Supplied data
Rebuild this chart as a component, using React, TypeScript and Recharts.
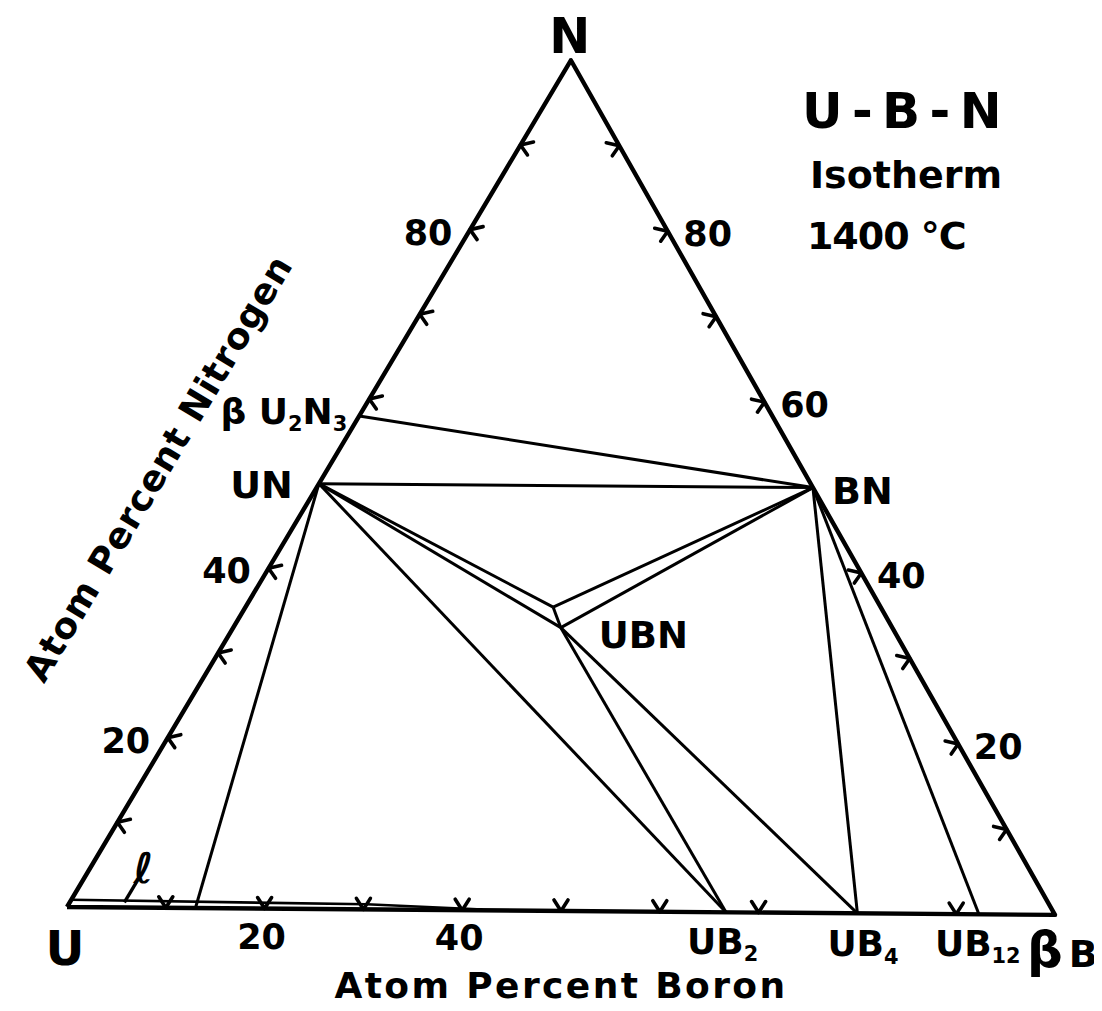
import React from "react";
import { Scatter, ScatterChart, XAxis, YAxis } from "recharts";

const WIDTH = 1094;
const HEIGHT = 1000;
const FONT = "'DejaVu Sans', sans-serif";

// Compositions are atom % boron (b) and nitrogen (n); uranium is the rest.
const phases = [
  { name: "UN", b: 0, n: 50 },
  { name: "βU2N3", b: 0, n: 58 },
  { name: "BN", b: 50, n: 50 },
  { name: "UBN", b: 33, n: 33.3 },
  { name: "UBN-rich", b: 31, n: 35.7 },
  { name: "UB2", b: 66.7, n: 0 },
  { name: "UB4", b: 80, n: 0 },
  { name: "UB12", b: 92.3, n: 0 },
  { name: "L", b: 13, n: 0 },
];

const tieLines: [string, string][] = [
  ["βU2N3", "BN"],
  ["UN", "BN"],
  ["UN", "UBN-rich"],
  ["UN", "UBN"],
  ["BN", "UBN-rich"],
  ["BN", "UBN"],
  ["UBN-rich", "UBN"],
  ["UN", "UB2"],
  ["UN", "L"],
  ["UBN", "UB2"],
  ["UBN", "UB4"],
  ["BN", "UB4"],
  ["BN", "UB12"],
];

// liquid uranium region along the U–B side, and the pointer to its label
const liquidEdge = [
  { b: 0, n: 0.85 },
  { b: 30, n: 0.6 },
  { b: 42, n: 0.1 },
];
const liquidPointer = [
  { b: 5.5, n: 0.6 },
  { b: 5.5, n: 3.0 },
];

const sideTicks = [10, 20, 30, 40, 60, 70, 80, 90];
const boronTicks = [10, 20, 30, 40, 50, 60, 70, 90];
const leftTickLabels = [20, 40, 80];
const rightTickLabels = [20, 40, 60, 80];
const boronTickLabels = [20, 40];

const cornerLabels = [
  { text: "U", b: 0, n: 0 },
  { text: "N", b: 0, n: 100 },
  { text: "βB", b: 100, n: 0 },
];
const phaseLabels = ["UN", "βU2N3", "BN", "UBN", "UB2", "UB4", "UB12"];

// ---- geometry of the drawing plane ----
const PX = 9.88; // pixels per plane unit
const ORIGIN = { x: 59, y: 899 }; // pure U inside the chart box
const B_CORNER = { x: 100, y: -0.8 };
const N_CORNER = { x: 51, y: 85.7 };
const EDGE_ANGLE = (Math.atan2(-N_CORNER.y, N_CORNER.x) * 180) / Math.PI;

const plane = (b: number, n: number) => ({
  x: (b * B_CORNER.x + n * N_CORNER.x) / 100,
  y: (b * B_CORNER.y + n * N_CORNER.y) / 100,
});
const phase = (name: string) => {
  const p = phases.find((q) => q.name === name)!;
  return plane(p.b, p.n);
};

type Placement = { dx: number; dy: number; anchor: "start" | "middle" | "end"; size: number; lead?: number };

const labelPlacement: Record<string, Placement> = {
  U: { dx: -2, dy: 58, anchor: "middle", size: 48 },
  N: { dx: -1, dy: -7, anchor: "middle", size: 49 },
  βB: { dx: -28, dy: 52, anchor: "start", size: 38, lead: 50 },
  UN: { dx: -26, dy: 14, anchor: "end", size: 38 },
  βU2N3: { dx: -12, dy: 8, anchor: "end", size: 36 },
  BN: { dx: 19, dy: 16, anchor: "start", size: 38 },
  UBN: { dx: 38, dy: 20, anchor: "start", size: 37 },
  UB2: { dx: -39, dy: 42, anchor: "start", size: 36 },
  UB4: { dx: -30, dy: 43, anchor: "start", size: 36 },
  UB12: { dx: -44, dy: 42, anchor: "start", size: 36 },
};

const noDot = () => <g />;

function chemParts(text: string, size: number) {
  const parts = text.split(/(\d+)/).filter((p) => p.length > 0);
  let shifted = false;
  return parts.map((p, i) => {
    const sub = /^\d+$/.test(p);
    const dy = sub ? (shifted ? 0 : size * 0.2) : shifted ? -size * 0.2 : 0;
    shifted = sub;
    return (
      <tspan key={i} dy={dy} fontSize={sub ? size * 0.58 : size}>
        {p}
      </tspan>
    );
  });
}

const renderLabel = (props: any) => {
  const { cx, cy, payload } = props;
  const key = payload.key as string;
  const pl = labelPlacement[key];
  const shown = key === "βU2N3" ? "β U2N3" : key;
  let content: React.ReactNode = chemParts(shown, pl.size);
  if (pl.lead) {
    content = [
      <tspan key="a" fontSize={pl.lead}>{shown[0]}</tspan>,
      <tspan key="b" dx={6}>{shown.slice(1)}</tspan>,
    ];
  }
  return (
    <text x={cx + pl.dx} y={cy + pl.dy} fontSize={pl.size} textAnchor={pl.anchor} fontFamily={FONT} fontWeight="bold" fill="#000">
      {content}
    </text>
  );
};

// arrow-head ticks on the three sides
const tickShape = (side: "left" | "right" | "bottom") => (props: any) => {
  const { cx, cy } = props;
  let d = "";
  if (side === "left") d = `M${cx + 13},${cy - 3} L${cx},${cy} L${cx + 7},${cy + 10}`;
  if (side === "right") d = `M${cx - 13},${cy - 3} L${cx},${cy} L${cx - 7},${cy + 10}`;
  if (side === "bottom") d = `M${cx - 7},${cy - 11} L${cx},${cy} L${cx + 7},${cy - 11}`;
  return <path d={d} fill="none" stroke="#000" strokeWidth={3.6} strokeLinejoin="round" strokeLinecap="round" />;
};

const tickLabel = (dx: number, dy: number) => (props: any) => {
  const { cx, cy, payload } = props;
  return (
    <text x={cx + dx} y={cy + dy} fontSize={35} textAnchor="middle" dominantBaseline="central" fontFamily={FONT} fontWeight="bold" fill="#000">
      {payload.value}
    </text>
  );
};

const boronTitle = (props: any) => (
  <text x={props.cx} y={props.cy + 87} fontSize={36} textAnchor="middle" letterSpacing={2.4} fontFamily={FONT} fontWeight="bold" fill="#000">
    Atom Percent Boron
  </text>
);

const nitrogenTitle = (props: any) => (
  <text
    transform={`translate(${props.cx},${props.cy}) rotate(${EDGE_ANGLE})`}
    y={-146}
    fontSize={36}
    textAnchor="middle"
    dominantBaseline="central"
    letterSpacing={1}
    fontFamily={FONT}
    fontWeight="bold"
    fill="#000"
  >
    Atom Percent Nitrogen
  </text>
);

// system name and temperature, hung off the nitrogen corner
const titleBlock = (props: any) => {
  const x = props.cx;
  const y = props.cy;
  return (
    <g fontFamily={FONT} fontWeight="bold" fill="#000">
      <text x={x + 231} y={y + 68} fontSize={50} letterSpacing={-4}>
        U - B - N
      </text>
      <text x={x + 239} y={y + 128} fontSize={38}>
        Isotherm
      </text>
      <text x={x + 236} y={y + 189} fontSize={38} letterSpacing={-1}>
        1400 °C
      </text>
    </g>
  );
};

const liquidLabel = (props: any) => (
  <text x={props.cx - 3} y={props.cy + 1} fontSize={42} fontStyle="italic" fontFamily={FONT} fontWeight="bold" fill="#000">
    ℓ
  </text>
);

export default function App() {
  const xDomain = [-ORIGIN.x / PX, (WIDTH - ORIGIN.x) / PX];
  const yDomain = [-(HEIGHT - ORIGIN.y) / PX, ORIGIN.y / PX];

  const triangle = [plane(0, 0), plane(100, 0), plane(0, 100), plane(0, 0)];
  const leftTicks = sideTicks.map((n) => plane(0, n));
  const rightTicks = sideTicks.map((n) => plane(100 - n, n));
  const bottomTicks = boronTicks.map((b) => plane(b, 0));
  const labelPoints = [
    ...cornerLabels.map((c) => ({ ...plane(c.b, c.n), key: c.text })),
    ...phaseLabels.map((name) => ({ ...phase(name), key: name })),
  ];
  const thin = { stroke: "#000", strokeWidth: 3, strokeLinejoin: "round" as const };

  return (
    <ScatterChart width={WIDTH} height={HEIGHT} margin={{ top: 0, right: 0, bottom: 0, left: 0 }}>
      <XAxis type="number" dataKey="x" domain={xDomain} allowDataOverflow hide />
      <YAxis type="number" dataKey="y" domain={yDomain} allowDataOverflow hide />

      <Scatter data={triangle} line={{ stroke: "#000", strokeWidth: 4.4, strokeLinejoin: "round" }} shape={noDot} isAnimationActive={false} />
      {tieLines.map(([a, b]) => (
        <Scatter key={a + b} data={[phase(a), phase(b)]} line={thin} shape={noDot} isAnimationActive={false} />
      ))}
      <Scatter data={liquidEdge.map((p) => plane(p.b, p.n))} line={{ stroke: "#000", strokeWidth: 2.6 }} shape={noDot} isAnimationActive={false} />
      <Scatter data={liquidPointer.map((p) => plane(p.b, p.n))} line={{ stroke: "#000", strokeWidth: 3.4 }} shape={noDot} isAnimationActive={false} />

      <Scatter data={leftTicks} shape={tickShape("left")} isAnimationActive={false} />
      <Scatter data={rightTicks} shape={tickShape("right")} isAnimationActive={false} />
      <Scatter data={bottomTicks} shape={tickShape("bottom")} isAnimationActive={false} />

      <Scatter data={leftTickLabels.map((n) => ({ ...plane(0, n), value: n }))} shape={tickLabel(-42, 3)} isAnimationActive={false} />
      <Scatter data={rightTickLabels.map((n) => ({ ...plane(100 - n, n), value: n }))} shape={tickLabel(40, 3)} isAnimationActive={false} />
      <Scatter data={boronTickLabels.map((b) => ({ ...plane(b, 0), value: b }))} shape={tickLabel(-3, 28)} isAnimationActive={false} />

      <Scatter data={labelPoints} shape={renderLabel} isAnimationActive={false} />
      <Scatter data={[plane(liquidPointer[1].b, liquidPointer[1].n)]} shape={liquidLabel} isAnimationActive={false} />
      <Scatter data={[plane(50, 0)]} shape={boronTitle} isAnimationActive={false} />
      <Scatter data={[plane(0, 43)]} shape={nitrogenTitle} isAnimationActive={false} />
      <Scatter data={[plane(0, 100)]} shape={titleBlock} isAnimationActive={false} />
    </ScatterChart>
  );
}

Stated goal
Copy each line above where the string "React" occurs.

Expected answer
Rebuild this chart as a component, using React, TypeScript and Recharts.
import React from "react";
  let content: React.ReactNode = chemParts(shown, pl.size);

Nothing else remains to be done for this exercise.